According to a 2018 study by the National Retail Federation, consumers increased their planned spending on the big game by nearly 76% from 2007 to 2018. The NRF also found that 27.5% of average consumers planned on attending a party. For consumers in the age 25-34 demographic, 36.5% planned on going to party for the game.
So why not make your place the perfect party destination or a place people can order from? Below are some easy bar or restaurant promotion ideas for this year’s big game.

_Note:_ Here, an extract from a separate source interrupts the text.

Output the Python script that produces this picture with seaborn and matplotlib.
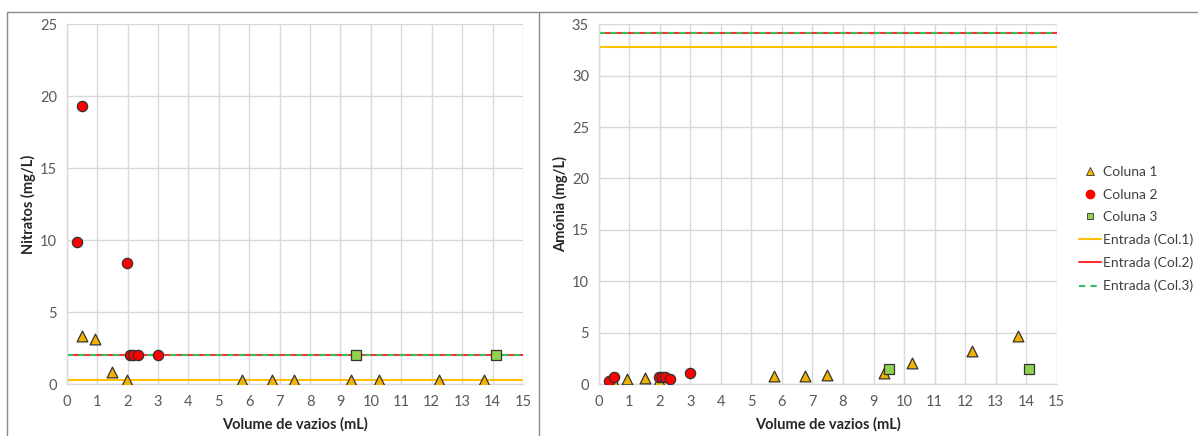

1. Offer Discounted Wings or Pizza
This idea probably isn’t a surprise. Football and wings are the perfect combination before, during or after game time. According to the National Chicken Council, Americans will eat more than 1.3 billion wings over weekend of the big game. Offering a discounted price on all your traditional and boneless varieties will make your place a hit with both passionate and casual fans.
Pizza is another popular food for the game. The American Pizza Community found that nearly 12.5 million pizzas are ordered on this special Sunday. Whether you operate a sit-down restaurant or offer delivery, think about discounting the price of pizza for the day.
2. Serve New Appetizers
While wings are a slam dunk, other appetizers also are a hit on game day. Everything from nachos and flatbreads to mozzarella sticks and onion rings get equal attention. Try serving some different options just for the occasion, whether it’s Swedish meatballs or a hummus and veggie platter. If you’ve been thinking about adding a few new artisan apps to the menu this year, now is a good time to test them out. You can promote them as being “limited-time” or “for the big game only.”

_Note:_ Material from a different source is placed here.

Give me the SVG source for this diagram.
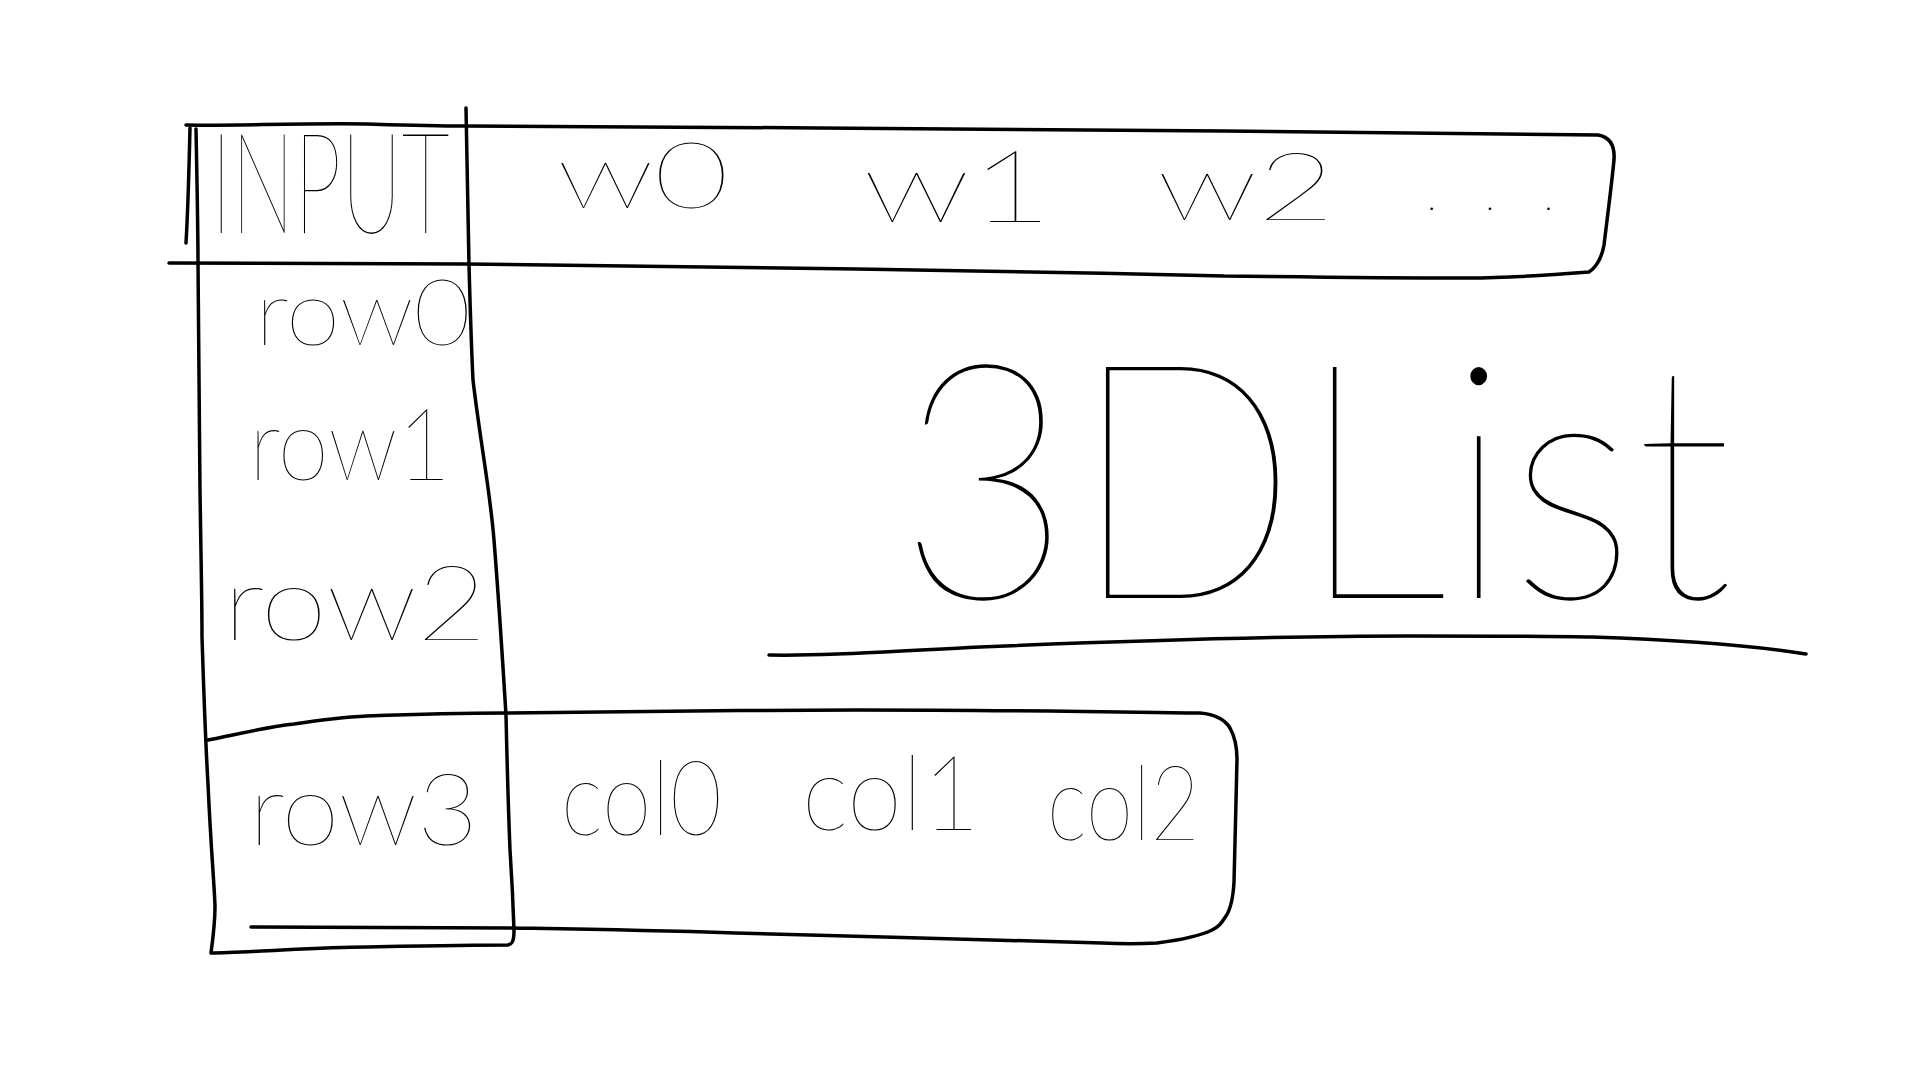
<svg xmlns="http://www.w3.org/2000/svg" width="1920" height="1080" viewBox="0 0 1920 1080">
<style>
.ln{fill:none;stroke:#000;stroke-width:3.5;stroke-linecap:round;stroke-linejoin:round}
.t{font-family:"Lato","Roboto","Liberation Sans",sans-serif;font-weight:100;fill:#000}
</style>
<rect width="1920" height="1080" fill="#fff"/>
<g id="header-row">
<path class="ln" d="M186,125 C230,126 300,123 367,124 C400,125 430,126 465,126 C700,127 1000,129 1224,131 C1400,133 1500,134 1598,135 C1610,137 1615,146 1614,160 C1611,190 1607,220 1604,245 C1602,256 1598,266 1589,272 C1550,275 1500,278 1469,278 C1350,278 1250,276 1224,276 C1100,273 950,270 857,269 C700,266 550,264 465,264 C350,263 250,263 169,263"/>
<path class="ln" d="M190,128 C189,170 188,210 186,243"/>
<text class="t" transform="translate(211,233) scale(0.6,1)" x="0" y="0" font-size="140">INPUT</text>
<text class="t" x="557" y="208" font-size="92" textLength="172" lengthAdjust="spacingAndGlyphs">w0</text>
<text class="t" x="863" y="222" font-size="100" textLength="190" lengthAdjust="spacingAndGlyphs">w1</text>
<text class="t" x="1157" y="220" font-size="95" textLength="178" lengthAdjust="spacingAndGlyphs">w2</text>
<text class="t" x="1427" y="210" font-size="40" textLength="126" lengthAdjust="spacing">...</text>
</g>
<g id="row-column">
<path class="ln" d="M196,129 C197,180 198,230 198,263 C199,350 200,420 200,490 C201,560 202,600 202,637 C204,700 206,750 208,784 C211,850 214,880 215,906 C215,920 214,931 211,953 C230,953 260,951 282,950 C320,948 350,947 367,947 C420,946 470,945 508,945 C512,944 514,942 514,930 C513,900 512,880 510,850 C508,800 507,760 506,715 C502,650 498,590 494,540 C490,490 480,440 473,380 C471,340 470,300 469,265 C468,200 467,150 466,108"/>
<text class="t" x="255" y="345" font-size="92" textLength="216" lengthAdjust="spacingAndGlyphs">row0</text>
<text class="t" x="249" y="480" font-size="100" textLength="202" lengthAdjust="spacingAndGlyphs">row1</text>
<text class="t" x="223" y="640" font-size="105" textLength="264" lengthAdjust="spacingAndGlyphs">row2</text>
</g>
<g id="row3">
<path class="ln" d="M208,740 C230,736 260,728 294,724 C320,720 345,717 367,716 C420,714 470,713 506,713 C620,712 740,710 857,710 C1000,710 1120,712 1200,713 C1212,714 1224,718 1230,728 C1235,737 1237,748 1237,759 C1236,800 1235,850 1234,882 C1233,900 1230,910 1226,916 C1222,922 1220,926 1212,930 C1200,936 1180,940 1157,943 C1140,944 1120,944 1102,943 C1000,940 850,936 735,933 C640,930 570,929 512,928 C420,927 330,927 251,927"/>
<text class="t" x="249" y="845" font-size="100" textLength="229" lengthAdjust="spacingAndGlyphs">row3</text>
<text class="t" x="561" y="835" font-size="105" textLength="161" lengthAdjust="spacingAndGlyphs">col0</text>
<text class="t" x="802" y="830" font-size="105" textLength="178" lengthAdjust="spacingAndGlyphs">col1</text>
<text class="t" x="1047" y="840" font-size="105" textLength="153" lengthAdjust="spacingAndGlyphs">col2</text>
</g>
<g id="title">
<text class="t" x="898" y="598" font-size="330" textLength="835" lengthAdjust="spacingAndGlyphs">3DList</text>
<path class="ln" d="M769,655 C820,656 880,652 980,647 C1150,640 1300,636 1408,636 C1500,636 1560,636 1592,637 C1680,640 1750,645 1806,654"/>
</g>
<g id="connectors"></g>
</svg>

3. Spice up the Beer Specials
Whether it’s on TV or the menu, those famous domestic beers are a staple during the game. Instead of offering only those popular libations as specials, add some craft beers or foreign brews to the lineup. If there are local breweries in your area, this is a great time to partner with one of them and offer a couple of their top selections as specials during the day.
4. Create a Mini Tailgate
Who said tailgating is only for the stadium parking lot? Bring those tasty tailgate favorites to your bar or restaurant for the game. Set up a grill outside to cook burgers, hot dogs and sausage, and create a small buffet station inside with condiments, buns and more for your patrons. Consider offering a “tailgate package” that includes grilled food, a side and an appetizer for a flat fee.
5. Host Something Else
Other places pride themselves on being a haven for sports fans, but your establishment might not cater to that crowd. So don’t break routine. There are still plenty of people looking to do something completely different while everyone is watching the big game.
Think about holding a trivia tournament or movie marathon throughout the entire day. For wine shops or upscale distilleries, this would be a good time to host a special tasting. If not airing the game seems too risky, host these other non-football events prior to kick-off. After all, no one needs to watch 10 hours of pregame coverage, right?

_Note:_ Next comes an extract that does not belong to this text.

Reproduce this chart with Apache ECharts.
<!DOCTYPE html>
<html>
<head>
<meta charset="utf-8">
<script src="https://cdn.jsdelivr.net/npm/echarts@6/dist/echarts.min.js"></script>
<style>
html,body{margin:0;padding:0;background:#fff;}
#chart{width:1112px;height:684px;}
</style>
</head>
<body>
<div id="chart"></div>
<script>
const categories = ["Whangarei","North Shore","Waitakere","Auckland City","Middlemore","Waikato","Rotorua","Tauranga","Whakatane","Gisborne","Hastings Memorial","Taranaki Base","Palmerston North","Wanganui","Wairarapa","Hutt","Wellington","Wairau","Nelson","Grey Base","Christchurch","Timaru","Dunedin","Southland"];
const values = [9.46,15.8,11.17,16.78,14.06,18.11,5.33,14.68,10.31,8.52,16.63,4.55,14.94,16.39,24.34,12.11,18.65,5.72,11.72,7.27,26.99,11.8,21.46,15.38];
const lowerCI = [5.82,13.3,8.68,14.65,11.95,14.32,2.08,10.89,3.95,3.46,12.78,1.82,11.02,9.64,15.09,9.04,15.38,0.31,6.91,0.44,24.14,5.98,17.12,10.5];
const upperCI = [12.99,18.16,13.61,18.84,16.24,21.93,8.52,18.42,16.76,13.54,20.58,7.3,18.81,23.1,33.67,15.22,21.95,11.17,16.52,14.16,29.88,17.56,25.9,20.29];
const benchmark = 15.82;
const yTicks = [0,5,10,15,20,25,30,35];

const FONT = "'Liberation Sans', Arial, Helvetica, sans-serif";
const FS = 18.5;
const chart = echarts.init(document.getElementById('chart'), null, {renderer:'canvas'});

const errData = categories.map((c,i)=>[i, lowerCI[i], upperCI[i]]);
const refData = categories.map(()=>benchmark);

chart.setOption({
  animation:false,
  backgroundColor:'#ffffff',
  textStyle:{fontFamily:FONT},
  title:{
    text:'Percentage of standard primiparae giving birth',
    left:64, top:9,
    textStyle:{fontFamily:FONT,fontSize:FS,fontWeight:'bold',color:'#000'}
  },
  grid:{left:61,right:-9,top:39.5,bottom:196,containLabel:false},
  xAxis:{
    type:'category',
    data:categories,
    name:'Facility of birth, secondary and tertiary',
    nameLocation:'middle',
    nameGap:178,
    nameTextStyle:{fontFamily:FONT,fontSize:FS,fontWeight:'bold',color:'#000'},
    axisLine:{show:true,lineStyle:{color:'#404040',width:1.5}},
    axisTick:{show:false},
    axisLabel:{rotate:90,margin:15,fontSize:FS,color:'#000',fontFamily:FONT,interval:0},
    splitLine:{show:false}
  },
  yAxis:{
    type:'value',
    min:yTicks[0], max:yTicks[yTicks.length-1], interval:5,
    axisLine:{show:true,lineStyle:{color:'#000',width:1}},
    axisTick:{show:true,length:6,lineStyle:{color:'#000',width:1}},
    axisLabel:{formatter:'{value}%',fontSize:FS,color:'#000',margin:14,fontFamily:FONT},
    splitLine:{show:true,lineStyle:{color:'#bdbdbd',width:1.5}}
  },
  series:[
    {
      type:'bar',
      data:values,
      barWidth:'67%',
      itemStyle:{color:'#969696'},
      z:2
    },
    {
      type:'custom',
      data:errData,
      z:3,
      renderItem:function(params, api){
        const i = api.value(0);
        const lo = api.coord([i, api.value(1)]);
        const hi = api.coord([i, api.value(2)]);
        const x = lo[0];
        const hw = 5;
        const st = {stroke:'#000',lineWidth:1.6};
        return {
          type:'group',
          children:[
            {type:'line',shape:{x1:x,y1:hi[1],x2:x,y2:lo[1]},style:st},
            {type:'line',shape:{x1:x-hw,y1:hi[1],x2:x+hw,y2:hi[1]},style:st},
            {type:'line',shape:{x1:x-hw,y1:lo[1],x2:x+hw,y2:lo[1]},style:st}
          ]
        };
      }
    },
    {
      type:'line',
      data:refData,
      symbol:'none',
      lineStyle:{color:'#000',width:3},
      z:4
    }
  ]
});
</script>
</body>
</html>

Whatever big game promotions you do at your restaurant or bar, remember to do the following:
- Leverage social media – Aside from posting fliers, make sure to post your promotions on social media. As soon as you create images and finalize event details, start posting. Try to have everything complete a week or two before the game if you can. Remember to repost frequently the week leading up to the game as well as on game day. Check out some of our social media tips advice on Snapchat filters, geo-targeting and more inspiration.
- Avoid using trademarked terms – Certain terms related to the game are trademarked. Don’t use them in campaign messaging or promotional materials, especially if there is a giveaway involved. Those terms are allowed on materials that aren’t sponsored or branded, but you can avoid any potential issues or gray area by using generic terms like “The Big Game.”
- Avoid using trademarked logos and team names – Don’t use the NFL logo, team logos, team names and the term “NFL” in any messaging or promotional content. The same goes for a player’s names. Instead, use generic stock images on any digital art or posters promoting your restaurant for the game. To be safe, consider adding a disclaimer stating that your establishment is not an official sponsor of the NFL.